§ Material to process:

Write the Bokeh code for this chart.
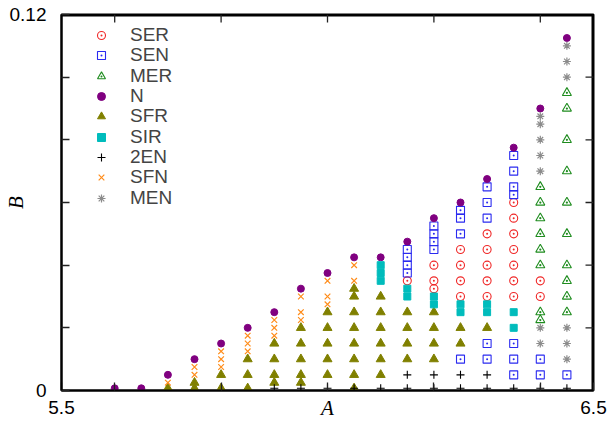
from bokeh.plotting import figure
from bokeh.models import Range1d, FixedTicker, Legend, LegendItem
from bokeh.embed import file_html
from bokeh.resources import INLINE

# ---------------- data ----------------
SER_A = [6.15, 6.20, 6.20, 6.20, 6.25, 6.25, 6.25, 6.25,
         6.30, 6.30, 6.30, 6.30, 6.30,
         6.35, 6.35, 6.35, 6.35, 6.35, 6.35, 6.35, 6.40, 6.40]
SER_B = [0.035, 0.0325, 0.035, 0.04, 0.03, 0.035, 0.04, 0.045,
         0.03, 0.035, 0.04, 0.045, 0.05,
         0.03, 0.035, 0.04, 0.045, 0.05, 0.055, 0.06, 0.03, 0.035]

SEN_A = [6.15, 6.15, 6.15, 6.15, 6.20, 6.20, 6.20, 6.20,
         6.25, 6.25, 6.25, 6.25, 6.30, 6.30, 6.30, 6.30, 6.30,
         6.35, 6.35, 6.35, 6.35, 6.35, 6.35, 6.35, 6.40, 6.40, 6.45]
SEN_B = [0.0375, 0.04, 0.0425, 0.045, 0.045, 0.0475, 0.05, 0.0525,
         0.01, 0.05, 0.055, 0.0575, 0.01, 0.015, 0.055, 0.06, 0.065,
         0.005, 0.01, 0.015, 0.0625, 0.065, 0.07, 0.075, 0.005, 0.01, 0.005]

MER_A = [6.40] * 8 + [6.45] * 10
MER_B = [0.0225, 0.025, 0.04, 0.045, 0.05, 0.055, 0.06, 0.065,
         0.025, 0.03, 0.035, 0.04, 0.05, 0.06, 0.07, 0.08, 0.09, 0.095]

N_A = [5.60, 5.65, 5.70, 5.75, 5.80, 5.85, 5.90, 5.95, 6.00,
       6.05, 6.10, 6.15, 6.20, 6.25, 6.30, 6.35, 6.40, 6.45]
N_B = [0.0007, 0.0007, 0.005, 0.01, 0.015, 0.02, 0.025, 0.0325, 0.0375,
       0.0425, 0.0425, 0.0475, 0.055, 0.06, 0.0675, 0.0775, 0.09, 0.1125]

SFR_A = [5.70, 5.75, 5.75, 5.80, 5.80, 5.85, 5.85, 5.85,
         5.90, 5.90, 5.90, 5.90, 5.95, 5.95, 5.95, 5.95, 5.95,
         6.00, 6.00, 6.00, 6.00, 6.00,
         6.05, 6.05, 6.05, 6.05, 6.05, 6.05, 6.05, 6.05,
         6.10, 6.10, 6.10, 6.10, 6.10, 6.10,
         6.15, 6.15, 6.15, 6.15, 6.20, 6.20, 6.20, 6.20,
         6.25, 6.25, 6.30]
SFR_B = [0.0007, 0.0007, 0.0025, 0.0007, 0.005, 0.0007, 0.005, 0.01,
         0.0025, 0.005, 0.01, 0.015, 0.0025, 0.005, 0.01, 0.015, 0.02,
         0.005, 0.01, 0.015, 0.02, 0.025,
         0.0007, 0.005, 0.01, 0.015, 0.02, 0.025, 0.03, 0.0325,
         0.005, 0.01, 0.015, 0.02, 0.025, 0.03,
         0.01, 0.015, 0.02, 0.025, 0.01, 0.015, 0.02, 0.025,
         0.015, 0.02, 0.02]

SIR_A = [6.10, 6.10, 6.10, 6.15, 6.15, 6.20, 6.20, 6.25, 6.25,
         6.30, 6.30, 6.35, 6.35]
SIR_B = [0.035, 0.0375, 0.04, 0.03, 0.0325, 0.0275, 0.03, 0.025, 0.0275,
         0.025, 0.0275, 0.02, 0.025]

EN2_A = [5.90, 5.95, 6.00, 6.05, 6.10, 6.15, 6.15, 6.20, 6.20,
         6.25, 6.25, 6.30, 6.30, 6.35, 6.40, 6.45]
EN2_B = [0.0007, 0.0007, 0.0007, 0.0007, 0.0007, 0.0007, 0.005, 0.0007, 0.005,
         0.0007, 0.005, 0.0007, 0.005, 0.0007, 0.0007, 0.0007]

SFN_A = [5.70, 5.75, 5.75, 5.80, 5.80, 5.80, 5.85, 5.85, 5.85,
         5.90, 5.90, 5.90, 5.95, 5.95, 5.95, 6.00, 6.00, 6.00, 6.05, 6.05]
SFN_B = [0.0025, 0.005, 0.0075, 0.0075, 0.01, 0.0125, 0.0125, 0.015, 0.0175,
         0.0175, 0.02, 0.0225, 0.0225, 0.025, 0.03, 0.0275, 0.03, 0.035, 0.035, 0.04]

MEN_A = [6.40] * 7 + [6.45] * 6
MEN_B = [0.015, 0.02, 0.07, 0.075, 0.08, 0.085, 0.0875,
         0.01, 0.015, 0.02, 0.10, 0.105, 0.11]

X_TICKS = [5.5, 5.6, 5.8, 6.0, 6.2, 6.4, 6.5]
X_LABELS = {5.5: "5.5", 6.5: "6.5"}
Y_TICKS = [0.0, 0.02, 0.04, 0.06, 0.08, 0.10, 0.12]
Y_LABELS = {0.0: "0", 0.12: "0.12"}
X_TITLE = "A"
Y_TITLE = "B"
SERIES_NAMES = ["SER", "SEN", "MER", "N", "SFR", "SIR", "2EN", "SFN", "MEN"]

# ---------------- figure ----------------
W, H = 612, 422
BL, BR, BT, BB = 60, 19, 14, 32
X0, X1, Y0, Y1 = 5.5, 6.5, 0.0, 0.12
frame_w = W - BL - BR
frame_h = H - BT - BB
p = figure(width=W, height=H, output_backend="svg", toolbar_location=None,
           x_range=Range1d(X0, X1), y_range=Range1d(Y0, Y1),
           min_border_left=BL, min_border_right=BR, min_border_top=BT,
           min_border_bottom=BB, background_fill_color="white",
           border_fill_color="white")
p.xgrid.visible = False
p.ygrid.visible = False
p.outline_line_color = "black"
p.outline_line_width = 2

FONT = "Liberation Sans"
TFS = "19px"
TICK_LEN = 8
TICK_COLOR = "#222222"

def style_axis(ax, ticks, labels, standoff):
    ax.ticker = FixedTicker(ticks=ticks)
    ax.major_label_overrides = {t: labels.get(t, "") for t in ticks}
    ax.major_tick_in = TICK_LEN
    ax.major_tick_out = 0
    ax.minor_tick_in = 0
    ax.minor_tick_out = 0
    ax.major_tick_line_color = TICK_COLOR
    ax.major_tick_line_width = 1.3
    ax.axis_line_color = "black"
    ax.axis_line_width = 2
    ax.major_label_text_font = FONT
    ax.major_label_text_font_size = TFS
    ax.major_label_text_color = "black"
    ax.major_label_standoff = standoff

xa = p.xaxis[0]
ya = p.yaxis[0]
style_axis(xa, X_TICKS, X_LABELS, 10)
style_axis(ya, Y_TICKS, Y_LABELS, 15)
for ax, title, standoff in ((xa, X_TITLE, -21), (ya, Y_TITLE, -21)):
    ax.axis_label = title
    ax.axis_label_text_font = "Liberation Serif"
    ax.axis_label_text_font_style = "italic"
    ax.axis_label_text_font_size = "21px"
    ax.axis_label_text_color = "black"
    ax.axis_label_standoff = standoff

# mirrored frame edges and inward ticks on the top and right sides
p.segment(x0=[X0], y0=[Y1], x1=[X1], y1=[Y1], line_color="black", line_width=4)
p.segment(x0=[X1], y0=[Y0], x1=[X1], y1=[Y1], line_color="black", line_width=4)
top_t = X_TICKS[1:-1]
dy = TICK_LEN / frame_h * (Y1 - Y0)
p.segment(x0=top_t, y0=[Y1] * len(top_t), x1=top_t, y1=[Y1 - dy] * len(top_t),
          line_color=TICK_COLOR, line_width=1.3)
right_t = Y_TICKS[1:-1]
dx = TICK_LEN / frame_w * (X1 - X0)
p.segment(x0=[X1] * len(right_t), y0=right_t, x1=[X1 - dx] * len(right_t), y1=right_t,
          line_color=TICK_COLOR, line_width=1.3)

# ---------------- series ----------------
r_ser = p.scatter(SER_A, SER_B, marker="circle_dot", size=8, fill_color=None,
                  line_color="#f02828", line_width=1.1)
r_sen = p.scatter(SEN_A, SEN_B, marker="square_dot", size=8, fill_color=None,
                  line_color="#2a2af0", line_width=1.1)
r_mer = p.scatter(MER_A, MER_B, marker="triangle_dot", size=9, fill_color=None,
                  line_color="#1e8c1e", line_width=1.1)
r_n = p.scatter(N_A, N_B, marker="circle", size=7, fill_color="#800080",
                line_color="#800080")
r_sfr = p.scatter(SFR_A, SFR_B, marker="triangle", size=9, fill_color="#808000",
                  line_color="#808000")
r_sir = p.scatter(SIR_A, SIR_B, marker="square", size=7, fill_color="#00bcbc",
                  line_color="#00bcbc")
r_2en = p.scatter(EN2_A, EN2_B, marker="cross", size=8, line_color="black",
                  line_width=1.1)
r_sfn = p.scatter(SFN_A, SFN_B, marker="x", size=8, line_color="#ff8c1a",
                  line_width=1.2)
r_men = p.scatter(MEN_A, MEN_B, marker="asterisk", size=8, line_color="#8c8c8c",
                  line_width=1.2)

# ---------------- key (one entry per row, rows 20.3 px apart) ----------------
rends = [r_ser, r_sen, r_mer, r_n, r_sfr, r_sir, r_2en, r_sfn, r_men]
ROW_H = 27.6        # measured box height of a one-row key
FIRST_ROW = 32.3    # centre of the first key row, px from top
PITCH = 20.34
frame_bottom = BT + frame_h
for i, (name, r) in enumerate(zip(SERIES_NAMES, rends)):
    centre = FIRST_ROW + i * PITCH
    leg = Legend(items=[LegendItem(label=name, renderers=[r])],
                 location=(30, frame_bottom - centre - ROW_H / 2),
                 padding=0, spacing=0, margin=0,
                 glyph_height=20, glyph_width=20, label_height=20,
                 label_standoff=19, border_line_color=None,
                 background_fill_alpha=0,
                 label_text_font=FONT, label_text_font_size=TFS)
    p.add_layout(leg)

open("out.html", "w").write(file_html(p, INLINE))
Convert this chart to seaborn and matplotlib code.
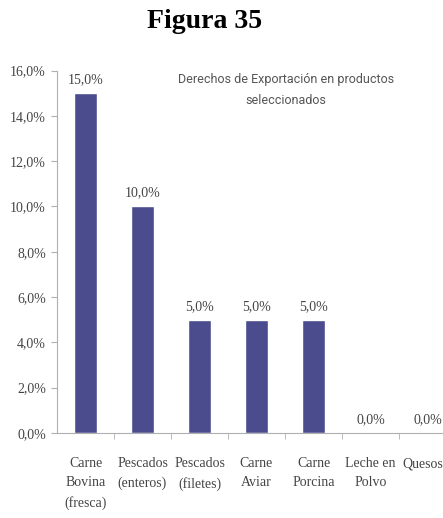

§ Exercise aim: Up to and including the line with "0.0775, 0.09, 0.1125]", copy the data above from its first line. Skip pictures.

§ Exercise response:
Write the Bokeh code for this chart.
from bokeh.plotting import figure
from bokeh.models import Range1d, FixedTicker, Legend, LegendItem
from bokeh.embed import file_html
from bokeh.resources import INLINE

# ---------------- data ----------------
SER_A = [6.15, 6.20, 6.20, 6.20, 6.25, 6.25, 6.25, 6.25,
         6.30, 6.30, 6.30, 6.30, 6.30,
         6.35, 6.35, 6.35, 6.35, 6.35, 6.35, 6.35, 6.40, 6.40]
SER_B = [0.035, 0.0325, 0.035, 0.04, 0.03, 0.035, 0.04, 0.045,
         0.03, 0.035, 0.04, 0.045, 0.05,
         0.03, 0.035, 0.04, 0.045, 0.05, 0.055, 0.06, 0.03, 0.035]

SEN_A = [6.15, 6.15, 6.15, 6.15, 6.20, 6.20, 6.20, 6.20,
         6.25, 6.25, 6.25, 6.25, 6.30, 6.30, 6.30, 6.30, 6.30,
         6.35, 6.35, 6.35, 6.35, 6.35, 6.35, 6.35, 6.40, 6.40, 6.45]
SEN_B = [0.0375, 0.04, 0.0425, 0.045, 0.045, 0.0475, 0.05, 0.0525,
         0.01, 0.05, 0.055, 0.0575, 0.01, 0.015, 0.055, 0.06, 0.065,
         0.005, 0.01, 0.015, 0.0625, 0.065, 0.07, 0.075, 0.005, 0.01, 0.005]

MER_A = [6.40] * 8 + [6.45] * 10
MER_B = [0.0225, 0.025, 0.04, 0.045, 0.05, 0.055, 0.06, 0.065,
         0.025, 0.03, 0.035, 0.04, 0.05, 0.06, 0.07, 0.08, 0.09, 0.095]

N_A = [5.60, 5.65, 5.70, 5.75, 5.80, 5.85, 5.90, 5.95, 6.00,
       6.05, 6.10, 6.15, 6.20, 6.25, 6.30, 6.35, 6.40, 6.45]
N_B = [0.0007, 0.0007, 0.005, 0.01, 0.015, 0.02, 0.025, 0.0325, 0.0375,
       0.0425, 0.0425, 0.0475, 0.055, 0.06, 0.0675, 0.0775, 0.09, 0.1125]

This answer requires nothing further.